Images of the damaged death mask, which once adorned the 18th Dynasty King's mummy, inside his sarcophagus, have been circulating on the internet to the horror of experts around the world.

“What happened is that one night they wanted to fix the lighting in the showcase, and when they did that they held the mask in the wrong way and broke the beard,” one museum official said, according to The Guardian. “The problem was that they tried to fix it in half an hour and it should have taken them days.”

They then compounded the error by trying to chisel off the excess glue with a spatula.

The God King now sports a translucent yellow line of dried glue between his chin and his beard, which is crooked. The gold patina is also scratched.

"The five people assigned to reattach the beard clearly lacked experience," said Dr Abdel-Hamid Al Kafafi, a member of the team from the Antiquities Ministry assigned to investigate the incident, according to The Times.

"We have taken samples of the glue to know what exactly was used and if it is repairable."

However, Mahmoud el-Halwagy, the director of the museum, denied the reports, insisting that the death mask, his institution's prize possession, was "in a good condition of preservation," and that no damage had occurred since he took over last October.

He and Elham Abdelrahman, the head of the conservation department, claimed that the adhesive was applied, with the approval of the ministry, to ensure that the beard did not become loose at a later date.
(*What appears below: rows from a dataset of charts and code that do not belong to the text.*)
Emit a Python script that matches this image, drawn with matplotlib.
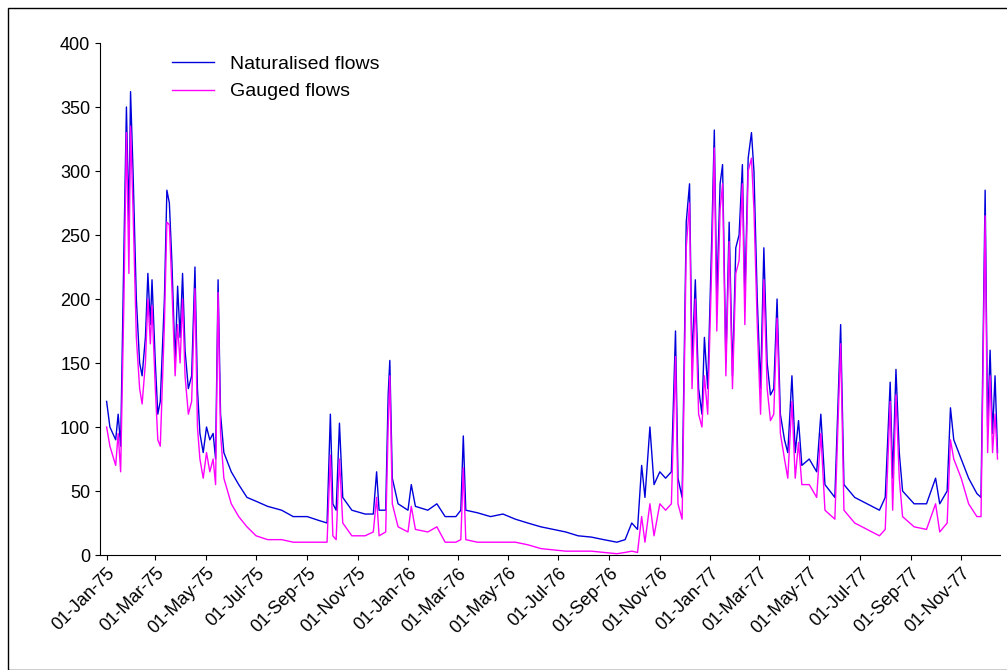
import numpy as np
import pandas as pd
import matplotlib
matplotlib.use("Agg")
import matplotlib.pyplot as plt
import matplotlib.dates as mdates
from matplotlib.patches import Rectangle

plt.rcParams['font.family'] = ['Liberation Sans', 'DejaVu Sans']

# readings: date, naturalised, gauged
rows = """
1975-01-01 120 100
1975-01-05 100 85
1975-01-12 90 70
1975-01-15 110 95
1975-01-18 85 65
1975-01-22 240 200
1975-01-25 350 330
1975-01-28 260 220
1975-01-30 362 335
1975-02-02 300 270
1975-02-06 200 170
1975-02-10 150 130
1975-02-13 140 118
1975-02-17 170 150
1975-02-20 220 200
1975-02-23 180 165
1975-02-25 215 195
1975-03-01 150 130
1975-03-04 110 90
1975-03-07 120 85
1975-03-12 200 180
1975-03-15 285 260
1975-03-18 275 258
1975-03-21 230 210
1975-03-25 150 140
1975-03-28 210 180
1975-03-31 170 150
1975-04-03 220 200
1975-04-06 160 140
1975-04-10 130 110
1975-04-14 140 120
1975-04-18 225 208
1975-04-21 130 100
1975-04-24 95 75
1975-04-28 80 60
1975-05-02 100 80
1975-05-06 90 65
1975-05-10 95 75
1975-05-13 75 55
1975-05-16 215 205
1975-05-19 110 95
1975-05-23 80 60
1975-06-01 65 40
1975-06-10 55 30
1975-06-20 45 22
1975-07-01 42 15
1975-07-15 38 12
1975-08-01 35 12
1975-08-15 30 10
1975-09-01 30 10
1975-09-15 27 10
1975-09-25 25 10
1975-09-29 110 78
1975-10-02 40 15
1975-10-06 35 12
1975-10-10 103 75
1975-10-14 45 25
1975-10-25 35 15
1975-11-10 32 15
1975-11-20 32 18
1975-11-24 65 45
1975-11-27 35 15
1975-12-05 35 18
1975-12-08 125 100
1975-12-10 152 140
1975-12-13 60 40
1975-12-20 40 22
1976-01-01 35 18
1976-01-05 55 38
1976-01-10 38 20
1976-01-25 35 18
1976-02-05 40 22
1976-02-15 30 10
1976-02-28 30 10
1976-03-05 35 12
1976-03-08 93 68
1976-03-11 35 12
1976-03-25 33 10
1976-04-10 30 10
1976-04-25 32 10
1976-05-10 28 10
1976-05-25 25 8
1976-06-10 22 5
1976-06-25 20 4
1976-07-10 18 3
1976-07-25 15 3
1976-08-10 14 3
1976-08-25 12 2
1976-09-10 10 1
1976-09-20 12 2
1976-09-28 25 3
1976-10-05 20 2
1976-10-10 70 30
1976-10-14 45 10
1976-10-20 100 40
1976-10-25 55 15
1976-11-01 65 40
1976-11-08 60 35
1976-11-15 65 40
1976-11-20 175 155
1976-11-23 60 40
1976-11-28 45 28
1976-12-03 260 240
1976-12-07 290 275
1976-12-10 150 130
1976-12-14 215 200
1976-12-18 130 110
1976-12-22 110 100
1976-12-25 170 140
1976-12-29 130 110
1977-01-03 250 230
1977-01-06 332 318
1977-01-09 200 175
1977-01-13 290 270
1977-01-16 305 290
1977-01-20 150 140
1977-01-24 260 245
1977-01-28 140 130
1977-02-01 240 220
1977-02-05 250 230
1977-02-09 305 290
1977-02-12 200 180
1977-02-16 310 300
1977-02-20 330 310
1977-02-23 300 270
1977-02-27 200 180
1977-03-03 130 110
1977-03-07 240 215
1977-03-11 150 130
1977-03-15 125 105
1977-03-19 130 110
1977-03-23 200 185
1977-03-27 110 95
1977-04-01 90 75
1977-04-05 80 60
1977-04-10 140 120
1977-04-14 80 60
1977-04-18 105 88
1977-04-22 70 55
1977-05-01 75 55
1977-05-10 65 45
1977-05-15 110 95
1977-05-20 55 35
1977-06-01 45 28
1977-06-08 180 165
1977-06-12 55 35
1977-06-25 45 25
1977-07-10 40 20
1977-07-25 35 15
1977-08-01 45 20
1977-08-07 135 120
1977-08-10 60 35
1977-08-14 145 125
1977-08-18 80 60
1977-08-22 50 30
1977-09-05 40 22
1977-09-20 40 20
1977-10-01 60 40
1977-10-06 40 18
1977-10-15 50 25
1977-10-19 115 90
1977-10-23 90 75
1977-11-01 75 60
1977-11-10 60 40
1977-11-20 48 30
1977-11-25 45 30
1977-11-30 285 265
1977-12-03 100 80
1977-12-06 160 140
1977-12-09 95 80
1977-12-12 140 110
1977-12-15 80 75
"""
parts = [r.split() for r in rows.strip().splitlines()]
dates = pd.to_datetime([p[0] for p in parts])
naturalised = [float(p[1]) for p in parts]
gauged = [float(p[2]) for p in parts]

fig = plt.figure(figsize=(10.07, 6.70), dpi=100)
ax = fig.add_axes([100/1007, 115/670, 900/1007, 512/670])

ax.plot(dates, naturalised, color='#0000dd', lw=1.0, label='Naturalised flows')
ax.plot(dates, gauged, color='#ff00ff', lw=1.0, label='Gauged flows')

ax.set_ylim(0, 400)
ax.set_yticks(range(0, 401, 50))
ax.set_xlim(pd.Timestamp('1974-12-24'), pd.Timestamp('1977-12-18'))
ax.xaxis.set_major_locator(mdates.MonthLocator(bymonth=[1, 3, 5, 7, 9, 11]))
ax.xaxis.set_major_formatter(mdates.DateFormatter('%d-%b-%y'))
plt.setp(ax.get_xticklabels(), rotation=45, ha='right', rotation_mode='anchor')
ax.tick_params(labelsize=13, direction='out')
ax.spines['top'].set_visible(False)
ax.spines['right'].set_visible(False)

ax.legend(loc='upper left', bbox_to_anchor=(0.06, 1.01), frameon=False,
          fontsize=14, handlelength=2.2)

fig.patches.append(Rectangle((8/1007, 0), 1, 1 - 8/670, transform=fig.transFigure,
                             fill=False, edgecolor='black', lw=1))

fig.savefig('out.png', dpi=100)
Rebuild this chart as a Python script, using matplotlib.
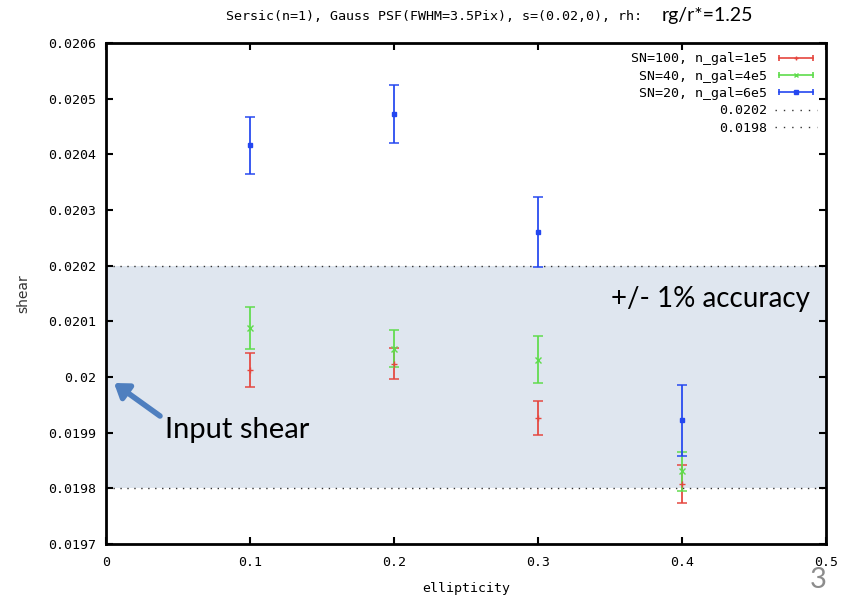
import matplotlib
matplotlib.use("Agg")
import matplotlib.pyplot as plt
from matplotlib.lines import Line2D
from matplotlib.legend_handler import HandlerLine2D, HandlerTuple

# ---- data ----
ellipticity = [0.1, 0.2, 0.3, 0.4]
sn100_shear = [0.020013, 0.020024, 0.019926, 0.019808]
sn100_err = [0.0000303, 0.0000284, 0.0000302, 0.0000344]
sn40_shear = [0.020088, 0.020051, 0.020031, 0.019831]
sn40_err = [0.0000380, 0.0000335, 0.0000419, 0.0000350]
sn20_shear = [0.020416, 0.020473, 0.020260, 0.019922]
sn20_err = [0.0000507, 0.0000518, 0.0000626, 0.0000635]
series_labels = ["SN=100, n_gal=1e5", "SN=40, n_gal=4e5", "SN=20, n_gal=6e5"]
band_low, band_high = 0.0198, 0.0202
band_labels = ["0.0202", "0.0198"]
x_ticks = [0, 0.1, 0.2, 0.3, 0.4, 0.5]
x_ticklabels = ["0", "0.1", "0.2", "0.3", "0.4", "0.5"]
y_ticks = [0.0197, 0.0198, 0.0199, 0.0200, 0.0201, 0.0202, 0.0203, 0.0204, 0.0205, 0.0206]
y_ticklabels = ["0.0197", "0.0198", "0.0199", "0.02", "0.0201", "0.0202",
                "0.0203", "0.0204", "0.0205", "0.0206"]

colors = ["#e5463e", "#5fdc4c", "#2447f0"]
markers = ["+", "x", "s"]
mono = "DejaVu Sans Mono"
gsize = 9.5

fig = plt.figure(figsize=(8.52, 5.95), dpi=100)
ax = fig.add_axes([106/852, 51/595, 720/852, 501/595])

ax.set_xlim(0, 0.5)
ax.set_ylim(0.0197, 0.0206)

# shaded accuracy band
ax.axhspan(band_low, band_high, color="#dfe6ef", zorder=0, lw=0)
ax.axhline(band_high, color="#333333", ls=(0, (1, 4)), lw=1.0, zorder=1)
ax.axhline(band_low, color="#333333", ls=(0, (1, 4)), lw=1.0, zorder=1)

series = [(sn100_shear, sn100_err), (sn40_shear, sn40_err), (sn20_shear, sn20_err)]
for (vals, errs), c, m in zip(series, colors, markers):
    ax.errorbar(ellipticity, vals, yerr=errs, fmt="none", ecolor=c, elinewidth=1.4,
                capsize=3.5, capthick=1.2, alpha=0.9, zorder=3)
    ax.plot(ellipticity, vals, ls="none", marker=m, color=c, ms=4 if m != "s" else 2.8,
            mew=1.0, zorder=4)

# ticks
ax.set_xticks(x_ticks)
ax.set_xticklabels(x_ticklabels, fontfamily=mono, fontsize=gsize)
ax.set_yticks(y_ticks)
ax.set_yticklabels(y_ticklabels, fontfamily=mono, fontsize=gsize)
ax.tick_params(direction="in", length=5, width=1.5, top=True, right=True)
ax.tick_params(axis="y", pad=7)
ax.tick_params(axis="x", pad=9)
for s in ax.spines.values():
    s.set_linewidth(2)

ax.set_xlabel("ellipticity", fontfamily=mono, fontsize=gsize, labelpad=9)
ax.set_ylabel("shear", fontfamily="DejaVu Sans", fontsize=10, labelpad=13, color="#333333")

# legend
handles = []
hmap = {}
for c, m in zip(colors, markers):
    cap = Line2D([], [], color=c, lw=1.2, marker="|", ms=5, mew=1.2)
    mid = Line2D([], [], ls="none", color=c, marker=m, ms=3 if m != "s" else 2.5)
    hmap[cap] = HandlerLine2D(numpoints=2)
    hmap[mid] = HandlerLine2D(numpoints=1)
    handles.append((cap, mid))
for _ in band_labels:
    handles.append(Line2D([], [], color="#333333", ls=(0, (1, 5)), lw=1.0))
hmap[tuple] = HandlerTuple(ndivide=1, pad=0)
leg = ax.legend(handles, series_labels + band_labels, handler_map=hmap,
                loc="upper right", frameon=False, markerfirst=False,
                prop={"family": mono, "size": gsize}, handlelength=3.2,
                labelspacing=0.33, borderaxespad=0.5, handletextpad=0.6,
                borderpad=0.2)

# titles / annotations
fig.text(642/852, 1 - 17/595, "Sersic(n=1), Gauss PSF(FWHM=3.5Pix), s=(0.02,0), rh:",
         ha="right", va="center", fontfamily=mono, fontsize=9.6)
fig.text(662/852, 1 - 16/595, "rg/r*=1.25", ha="left", va="center",
         fontfamily="Lato", fontsize=14)

ax.text(0.978, 0.020141, "+/- 1% accuracy", ha="right", va="center",
        transform=ax.get_yaxis_transform(), fontfamily="Lato", fontsize=20)
ax.text(165/852, 1 - 430/595, "Input shear", ha="left", va="center",
        transform=fig.transFigure, fontfamily="Lato", fontsize=21)
ax.annotate("", xy=(114/852, 1 - 383/595), xycoords="figure fraction",
            xytext=(160/852, 1 - 416/595), textcoords="figure fraction",
            arrowprops=dict(arrowstyle="-|>,head_length=0.8,head_width=0.55",
                            color="#4f7fbf", lw=4, shrinkA=0, shrinkB=0))

fig.text(818/852, 1 - 580/595, "3", ha="center", va="center", fontfamily="Lato",
         fontsize=21, color="#8c8c8c")

fig.savefig("out.png", dpi=100)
Epoxy is rarely used on valuable antiquities because it is difficult to remove.

The funerary mask is the most famous of the treasures discovered by archaeologist Howard Carter in 1922 in the Valley of the Kings.

It was the centre-piece of the "Treasures of Tutankhamun" exhibition which toured around the world from 1972 to 1981, attracting 1.6 million visitors to the British Museum in London and 8 million to the Metropolitan Museum of Art in New York.

The Egyptian Museum has been criticised for providing less than optimal conditions for its priceless collection.

The ministry has also come under fire, not least for the handling of the restoration of the 4,600-year-old Djoser at Saqqara pyramid last year.

Unesco wrote to the ministry last fall demanding a detailed technical explanation after Egyptian experts complained that the facade had been damaged.